Music and Summer Nights:
After dinner, people drift into the piazzas to stroll, talk, and enjoy the cool air. Sometimes, there are concerts in the open air, folk music, jazz, or local bands playing by the sea.
FAQ about Salina
How do you get to Salina?
You reach Salina by ferry or hydrofoil. The quickest connections are from Milazzo (around 1.5 hours by hydrofoil). Most boats arrive at Santa Marina Salina, the main port, though some also dock at Rinella.
Can you visit Salina on a day trip?
Yes, it’s possible to visit Salina on a day trip from Lipari or even from Milazzo. But honestly, the island deserves more time.
How many days should I stay on Salina?
At least two to three nights, though four or five is even better. That way you can explore the villages, hike one of the mountains, take a boat trip, and still have time to relax.
Is Salina good for families, couples, or hikers?
All three. Families will love the calm of Rinella and the safety of small beaches, couples will find romance in Malfa and Pollara, and hikers will be thrilled by the trails up Monte Fossa delle Felci and Monte dei Porri.
Where is the best place to stay in Salina?

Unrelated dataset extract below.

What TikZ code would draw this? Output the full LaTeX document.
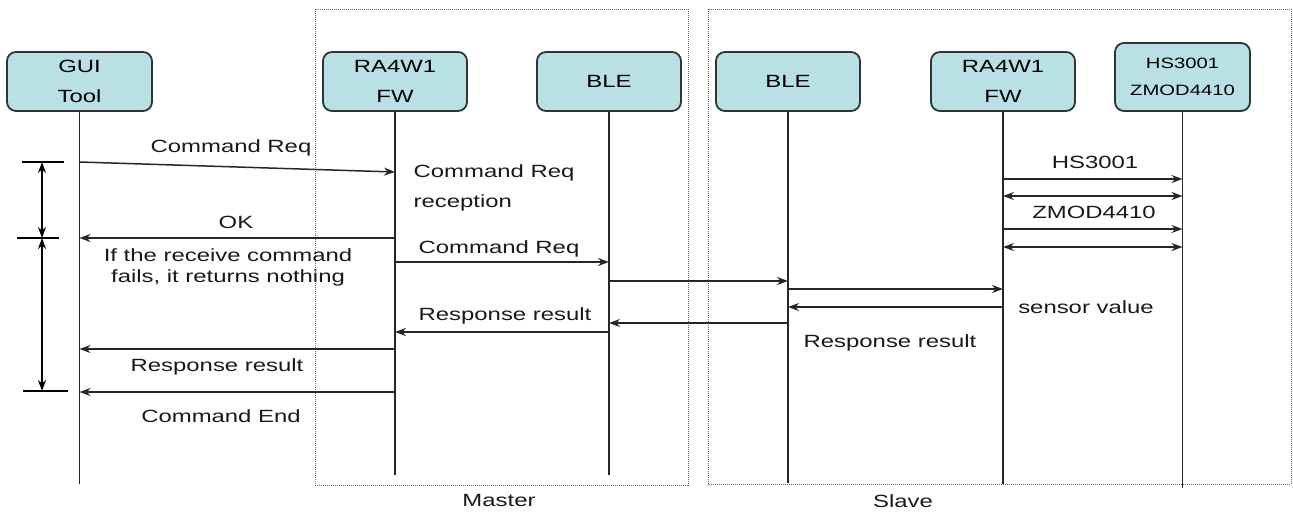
\documentclass[tikz,border=0pt]{standalone}
\usepackage{fontspec}
\newfontfamily\seqfont{Liberation Sans}[FakeStretch=1.35]
\usetikzlibrary{arrows.meta, positioning}
\definecolor{boxfill}{RGB}{185,224,228}
\definecolor{boxline}{RGB}{51,51,51}

\begin{document}
\begin{tikzpicture}[
    x=1pt, y=-1pt,
    >={Stealth[length=11pt,width=8pt]},
    line width=1.4pt,
    every node/.style={font=\seqfont\fontsize{17.7}{30}\selectfont, inner sep=0pt},  % stretched Arial look
    lifebox/.style={draw=boxline, fill=boxfill, rounded corners=9pt, line width=1.8pt, minimum width=144pt, minimum height=59pt, align=center},
    lifeline/.style={line width=1.8pt, draw=black!85},
    msg/.style={->, line width=1.5pt, draw=black!85},
    boldmsg/.style={->, line width=2.4pt, draw=black!85},
    region/.style={draw=black!60, densely dotted, line width=1pt},
    msgtext/.style={anchor=base, text=black!90}
]
\useasboundingbox (0,0) rectangle (1293,512);

% Master / Slave regions
\draw[region] (315,9) rectangle (688,485);
\draw[region] (708,9) rectangle (1291,484);
\node[msgtext] (master) at (499,506) {Master};
\node[msgtext] (slave) at (903,507) {Slave};

% Participants
\node[lifebox, minimum width=145pt] (gui) at (79.5,81.5) {GUI\\Tool};
\node[lifebox] (ram) at (395,81.5) {RA4W1\\FW};
\node[lifebox] (blem) at (609,81.5) {BLE};
\node[lifebox] (bles) at (788,81.5) {BLE};
\node[lifebox] (ras) at (1003,81.5) {RA4W1\\FW};
\node[lifebox, minimum width=135pt, minimum height=68pt, font=\seqfont\fontsize{15}{27}\selectfont] (hs) at (1182.5,77) {HS3001\\ZMOD4410};

% Lifelines
\coordinate (gui-end) at (gui |- 0,484);
\coordinate (ram-end) at (ram |- 0,475);
\coordinate (blem-end) at (blem |- 0,475);
\coordinate (bles-end) at (bles |- 0,483);
\coordinate (ras-end) at (ras |- 0,484);
\coordinate (hs-end) at (hs |- 0,488);
\draw[lifeline] (gui.south) -- (gui-end);
\draw[lifeline] (ram.south) -- (ram-end);
\draw[lifeline] (blem.south) -- (blem-end);
\draw[lifeline] (bles.south) -- (bles-end);
\draw[lifeline] (ras.south) -- (ras-end);
\draw[lifeline] (hs.south) -- (hs-end);

% GUI <-> master FW
\draw[msg] (gui |- 0,162) -- (ram |- 0,172);
\node[msgtext] (req1) at (231,152) {Command Req};
\node[msgtext, anchor=base west] (recv1) at (413,177) {Command Req};
\node[msgtext, anchor=base west] (recv2) at (413,207) {reception};
\draw[boldmsg] (ram |- 0,238) -- (gui |- 0,238);
\node[msgtext] (ok) at (236,228) {OK};
\node[msgtext] (fail1) at (228,261) {If the receive command};
\node[msgtext] (fail2) at (228,282) {fails, it returns nothing};

% master FW -> BLE -> slave
\draw[msg] (ram |- 0,262) -- (blem |- 0,262);
\node[msgtext] (req2) at (499,253) {Command Req};
\draw[msg] (blem |- 0,281) -- (bles |- 0,281);
\draw[msg] (bles |- 0,289) -- (ras |- 0,289);

% slave FW <-> sensors
\draw[msg] (ras |- 0,179) -- (hs |- 0,179);
\node[msgtext] (hslbl) at (1095,168) {HS3001};
\draw[<->, line width=1.5pt, draw=black!85] (ras |- 0,196) -- (hs |- 0,196);
\draw[msg] (ras |- 0,229) -- (hs |- 0,229);
\node[msgtext] (zmodlbl) at (1094,218) {ZMOD4410};
\draw[<->, line width=1.5pt, draw=black!85] (ras |- 0,247) -- (hs |- 0,247);

% responses back
\draw[msg] (ras |- 0,307) -- (bles |- 0,307);
\node[msgtext] (sensor) at (1086,313) {sensor value};
\draw[msg] (bles |- 0,323) -- (blem |- 0,323);
\node[msgtext] (resp1) at (890,347) {Response result};
\draw[boldmsg] (blem |- 0,332) -- (ram |- 0,332);
\node[msgtext] (resp2) at (505,320) {Response result};
\draw[msg] (ram |- 0,349) -- (gui |- 0,349);
\node[msgtext] (resp3) at (217,371) {Response result};
\draw[msg] (ram |- 0,392) -- (gui |- 0,392);
\node[msgtext] (cmdend) at (221,422) {Command End};

% Timing marks on the left
\coordinate (tick1) at (42,162);
\coordinate (tick2) at (42,238);
\coordinate (tick3) at (42,391);
\draw[line width=1.2pt] ([xshift=-20pt]tick1) -- ([xshift=22pt]tick1);
\draw[line width=1.2pt] ([xshift=-25pt]tick2) -- ([xshift=17pt]tick2);
\draw[line width=1.2pt] ([xshift=-19pt]tick3) -- ([xshift=26pt]tick3);
\draw[<->, line width=1.8pt] (tick1) -- (tick2);
\draw[<->, line width=1.8pt] (tick2) -- (tick3);

\end{tikzpicture}
\end{document}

For convenience and variety, Santa Marina Salina offers the widest choice of hotels, B&Bs, and apartments. If you’re looking for boutique charm and romance, Malfa is ideal. Pollara has only a handful of places, but the atmosphere is unforgettable. If you prefer something authentic and more affordable, consider Rinella or Leni, which are less touristy but full of charm.
Where are the best beaches in Salina?
- Pollara: dramatic cliffs and wild scenery, perfect for sunsets.
- Rinella: one of the island’s few sandy beaches, family-friendly and lively.
- Punta Scario (Malfa): crystal-clear waters, ideal for snorkeling.
Conclusion: Why Salina stays with you
Salina isn’t an island that shouts. It whispers. What makes this island unforgettable to me is not just what you see, but what you feel. A calmness. A connection to nature. A sense that life, here, is lived more slowly and more beautifully.
When you leave, you’ll carry more than photos. You’ll carry the knowledge that somewhere out there, in the middle of the Tyrrhenian Sea, there’s a green island waiting to welcome you back.